» Extracted information:

(begin)

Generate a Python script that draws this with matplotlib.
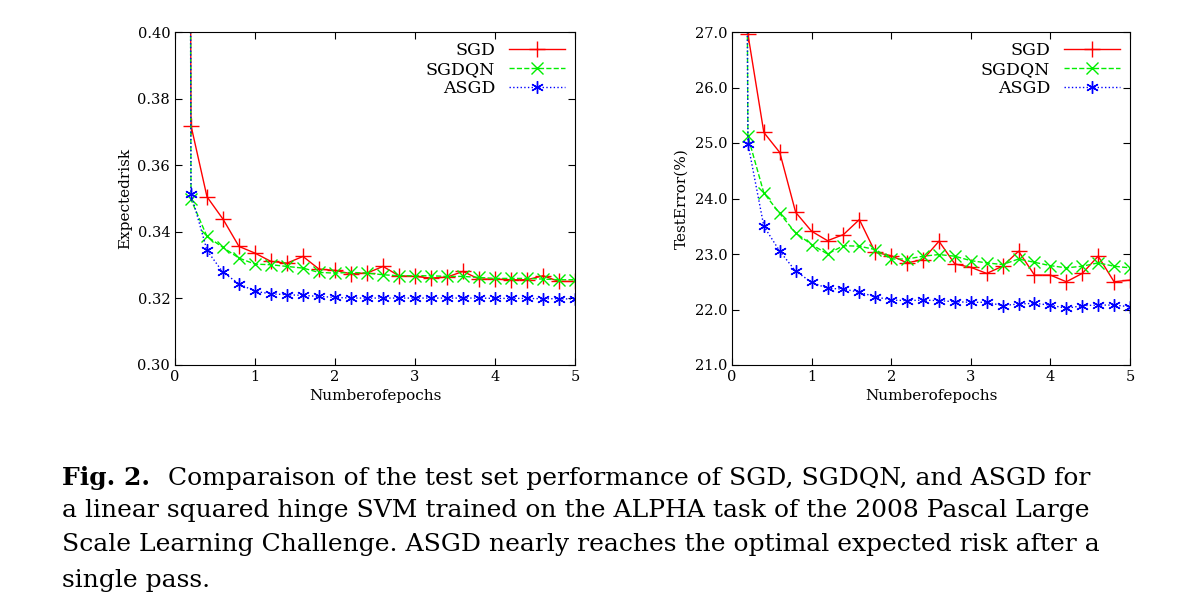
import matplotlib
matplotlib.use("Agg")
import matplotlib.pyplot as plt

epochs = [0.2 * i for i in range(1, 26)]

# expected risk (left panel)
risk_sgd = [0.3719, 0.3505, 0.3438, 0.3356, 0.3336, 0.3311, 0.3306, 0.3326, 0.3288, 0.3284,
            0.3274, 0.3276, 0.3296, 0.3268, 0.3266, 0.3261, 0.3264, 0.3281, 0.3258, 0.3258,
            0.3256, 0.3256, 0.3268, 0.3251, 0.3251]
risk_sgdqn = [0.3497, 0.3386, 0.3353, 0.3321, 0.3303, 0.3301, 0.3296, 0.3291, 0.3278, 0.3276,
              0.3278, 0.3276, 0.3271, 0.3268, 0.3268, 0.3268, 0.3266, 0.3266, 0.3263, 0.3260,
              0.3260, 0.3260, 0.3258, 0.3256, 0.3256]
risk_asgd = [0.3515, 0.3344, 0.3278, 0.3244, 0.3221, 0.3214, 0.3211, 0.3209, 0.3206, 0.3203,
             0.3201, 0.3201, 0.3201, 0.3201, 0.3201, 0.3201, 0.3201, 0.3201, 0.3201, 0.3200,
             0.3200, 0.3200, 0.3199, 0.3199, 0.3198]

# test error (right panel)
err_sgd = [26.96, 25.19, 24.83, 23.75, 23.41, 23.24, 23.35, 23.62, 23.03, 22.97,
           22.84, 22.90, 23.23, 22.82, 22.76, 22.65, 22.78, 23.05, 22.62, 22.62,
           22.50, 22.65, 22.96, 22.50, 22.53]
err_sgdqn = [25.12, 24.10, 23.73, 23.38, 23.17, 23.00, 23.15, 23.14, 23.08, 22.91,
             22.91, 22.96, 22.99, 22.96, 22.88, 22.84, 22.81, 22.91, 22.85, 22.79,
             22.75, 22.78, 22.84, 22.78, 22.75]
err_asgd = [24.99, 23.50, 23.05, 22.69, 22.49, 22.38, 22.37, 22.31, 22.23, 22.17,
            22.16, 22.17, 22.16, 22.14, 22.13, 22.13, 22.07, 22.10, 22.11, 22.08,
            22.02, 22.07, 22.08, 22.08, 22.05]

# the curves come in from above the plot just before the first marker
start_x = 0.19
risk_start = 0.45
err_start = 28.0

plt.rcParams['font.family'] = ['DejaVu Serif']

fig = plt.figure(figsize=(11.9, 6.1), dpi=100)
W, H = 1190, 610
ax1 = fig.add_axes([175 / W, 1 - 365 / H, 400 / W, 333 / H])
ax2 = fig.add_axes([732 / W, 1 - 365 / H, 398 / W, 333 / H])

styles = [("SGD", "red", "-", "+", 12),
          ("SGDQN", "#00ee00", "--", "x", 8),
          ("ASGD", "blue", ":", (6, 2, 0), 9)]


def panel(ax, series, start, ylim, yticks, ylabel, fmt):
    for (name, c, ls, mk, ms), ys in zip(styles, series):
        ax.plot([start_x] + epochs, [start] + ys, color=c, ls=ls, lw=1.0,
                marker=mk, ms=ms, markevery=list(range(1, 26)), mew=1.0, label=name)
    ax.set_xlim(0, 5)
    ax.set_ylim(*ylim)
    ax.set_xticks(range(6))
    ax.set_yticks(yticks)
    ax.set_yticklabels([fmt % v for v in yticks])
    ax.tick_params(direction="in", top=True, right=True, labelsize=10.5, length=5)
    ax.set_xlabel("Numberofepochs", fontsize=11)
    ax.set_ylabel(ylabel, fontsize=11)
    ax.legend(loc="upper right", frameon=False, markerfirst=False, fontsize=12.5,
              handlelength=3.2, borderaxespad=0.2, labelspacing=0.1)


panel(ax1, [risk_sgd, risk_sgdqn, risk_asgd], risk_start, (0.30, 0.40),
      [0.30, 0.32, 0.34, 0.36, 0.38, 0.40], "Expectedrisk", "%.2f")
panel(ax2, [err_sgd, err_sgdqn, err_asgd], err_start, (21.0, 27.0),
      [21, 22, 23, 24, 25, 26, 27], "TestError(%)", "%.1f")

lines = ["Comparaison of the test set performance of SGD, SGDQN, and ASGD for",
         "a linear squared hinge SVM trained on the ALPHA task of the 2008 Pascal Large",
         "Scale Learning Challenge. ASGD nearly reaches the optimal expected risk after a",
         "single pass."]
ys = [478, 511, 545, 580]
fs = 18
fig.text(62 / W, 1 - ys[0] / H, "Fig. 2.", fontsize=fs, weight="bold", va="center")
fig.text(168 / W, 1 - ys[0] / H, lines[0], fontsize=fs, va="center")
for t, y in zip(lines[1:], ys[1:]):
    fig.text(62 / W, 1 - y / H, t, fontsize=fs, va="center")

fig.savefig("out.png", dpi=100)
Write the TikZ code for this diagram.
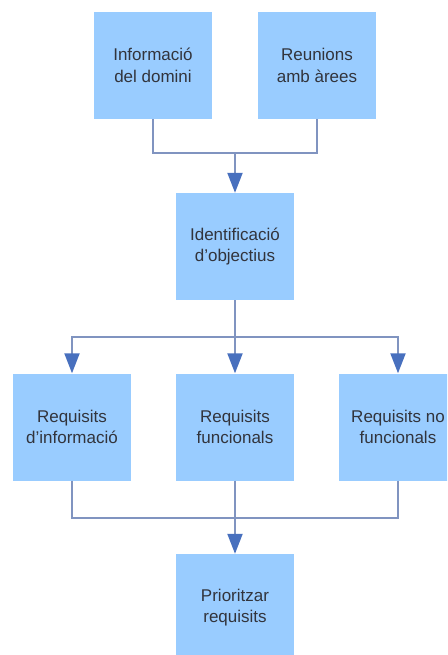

(end)

» Your task: In your copy of the records, include no pictures; repeat everything else exactly.

» Complete output:
Generate a Python script that draws this with matplotlib.
import matplotlib
matplotlib.use("Agg")
import matplotlib.pyplot as plt

epochs = [0.2 * i for i in range(1, 26)]

# expected risk (left panel)
risk_sgd = [0.3719, 0.3505, 0.3438, 0.3356, 0.3336, 0.3311, 0.3306, 0.3326, 0.3288, 0.3284,
            0.3274, 0.3276, 0.3296, 0.3268, 0.3266, 0.3261, 0.3264, 0.3281, 0.3258, 0.3258,
            0.3256, 0.3256, 0.3268, 0.3251, 0.3251]
risk_sgdqn = [0.3497, 0.3386, 0.3353, 0.3321, 0.3303, 0.3301, 0.3296, 0.3291, 0.3278, 0.3276,
              0.3278, 0.3276, 0.3271, 0.3268, 0.3268, 0.3268, 0.3266, 0.3266, 0.3263, 0.3260,
              0.3260, 0.3260, 0.3258, 0.3256, 0.3256]
risk_asgd = [0.3515, 0.3344, 0.3278, 0.3244, 0.3221, 0.3214, 0.3211, 0.3209, 0.3206, 0.3203,
             0.3201, 0.3201, 0.3201, 0.3201, 0.3201, 0.3201, 0.3201, 0.3201, 0.3201, 0.3200,
             0.3200, 0.3200, 0.3199, 0.3199, 0.3198]

# test error (right panel)
err_sgd = [26.96, 25.19, 24.83, 23.75, 23.41, 23.24, 23.35, 23.62, 23.03, 22.97,
           22.84, 22.90, 23.23, 22.82, 22.76, 22.65, 22.78, 23.05, 22.62, 22.62,
           22.50, 22.65, 22.96, 22.50, 22.53]
err_sgdqn = [25.12, 24.10, 23.73, 23.38, 23.17, 23.00, 23.15, 23.14, 23.08, 22.91,
             22.91, 22.96, 22.99, 22.96, 22.88, 22.84, 22.81, 22.91, 22.85, 22.79,
             22.75, 22.78, 22.84, 22.78, 22.75]
err_asgd = [24.99, 23.50, 23.05, 22.69, 22.49, 22.38, 22.37, 22.31, 22.23, 22.17,
            22.16, 22.17, 22.16, 22.14, 22.13, 22.13, 22.07, 22.10, 22.11, 22.08,
            22.02, 22.07, 22.08, 22.08, 22.05]

# the curves come in from above the plot just before the first marker
start_x = 0.19
risk_start = 0.45
err_start = 28.0

plt.rcParams['font.family'] = ['DejaVu Serif']

fig = plt.figure(figsize=(11.9, 6.1), dpi=100)
W, H = 1190, 610
ax1 = fig.add_axes([175 / W, 1 - 365 / H, 400 / W, 333 / H])
ax2 = fig.add_axes([732 / W, 1 - 365 / H, 398 / W, 333 / H])

styles = [("SGD", "red", "-", "+", 12),
          ("SGDQN", "#00ee00", "--", "x", 8),
          ("ASGD", "blue", ":", (6, 2, 0), 9)]


def panel(ax, series, start, ylim, yticks, ylabel, fmt):
    for (name, c, ls, mk, ms), ys in zip(styles, series):
        ax.plot([start_x] + epochs, [start] + ys, color=c, ls=ls, lw=1.0,
                marker=mk, ms=ms, markevery=list(range(1, 26)), mew=1.0, label=name)
    ax.set_xlim(0, 5)
    ax.set_ylim(*ylim)
    ax.set_xticks(range(6))
    ax.set_yticks(yticks)
    ax.set_yticklabels([fmt % v for v in yticks])
    ax.tick_params(direction="in", top=True, right=True, labelsize=10.5, length=5)
    ax.set_xlabel("Numberofepochs", fontsize=11)
    ax.set_ylabel(ylabel, fontsize=11)
    ax.legend(loc="upper right", frameon=False, markerfirst=False, fontsize=12.5,
              handlelength=3.2, borderaxespad=0.2, labelspacing=0.1)


panel(ax1, [risk_sgd, risk_sgdqn, risk_asgd], risk_start, (0.30, 0.40),
      [0.30, 0.32, 0.34, 0.36, 0.38, 0.40], "Expectedrisk", "%.2f")
panel(ax2, [err_sgd, err_sgdqn, err_asgd], err_start, (21.0, 27.0),
      [21, 22, 23, 24, 25, 26, 27], "TestError(%)", "%.1f")

lines = ["Comparaison of the test set performance of SGD, SGDQN, and ASGD for",
         "a linear squared hinge SVM trained on the ALPHA task of the 2008 Pascal Large",
         "Scale Learning Challenge. ASGD nearly reaches the optimal expected risk after a",
         "single pass."]
ys = [478, 511, 545, 580]
fs = 18
fig.text(62 / W, 1 - ys[0] / H, "Fig. 2.", fontsize=fs, weight="bold", va="center")
fig.text(168 / W, 1 - ys[0] / H, lines[0], fontsize=fs, va="center")
for t, y in zip(lines[1:], ys[1:]):
    fig.text(62 / W, 1 - y / H, t, fontsize=fs, va="center")

fig.savefig("out.png", dpi=100)
Write the TikZ code for this diagram.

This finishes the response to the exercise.